© Emilie Brouchon
ƒƒ Article de Sylvie Boursier
Florence Cabaret, qui joue Marie Tudor, perd la raison. Elle devient la reine Marie, s’enfuit du théâtre, enterre ses papiers d’identité au bois de Vincennes et déambule dans Paris, ivre d’une puissance paroxystique et persuadée d’être poursuivie par des voix persécutrices. Internée, sous l’emprise d’une camisole chimique, elle se transforme en légume. Aujourd’hui elle retrouve la scène et nous raconte son histoire et, non sans humour précise « Quand vous souffrez d’un trouble bipolaire, être un double de soi-même sur la scène du théâtre, c’est assez… vertigineux.”

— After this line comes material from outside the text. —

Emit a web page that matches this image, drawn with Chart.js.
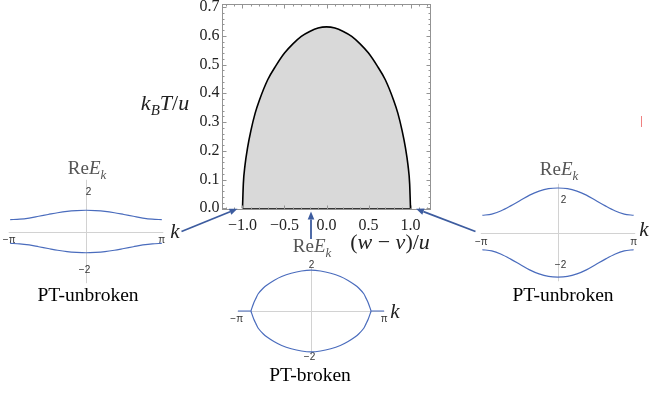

Cette magnifique comédienne que l’on a vue, bouleversante, dans Tchekhov Racine ou Euripide, avec une seule chaise comme accessoire, occupe l’espace et nous fait partager sa traversée du miroir, endossant tous les rôles, psychiatres, membres de sa famille, magnétiseur, amis. La dépression est rarement représentée au théâtre comme au cinéma hormis dans quelques films emblématiques comme Melancolia, de Lars von Trier ou plus récemment les Intranquilles de Joachim Lafosse avec Damien Bonnard dans le rôle du peintre Gérard Garouste atteint de cette même pathologie.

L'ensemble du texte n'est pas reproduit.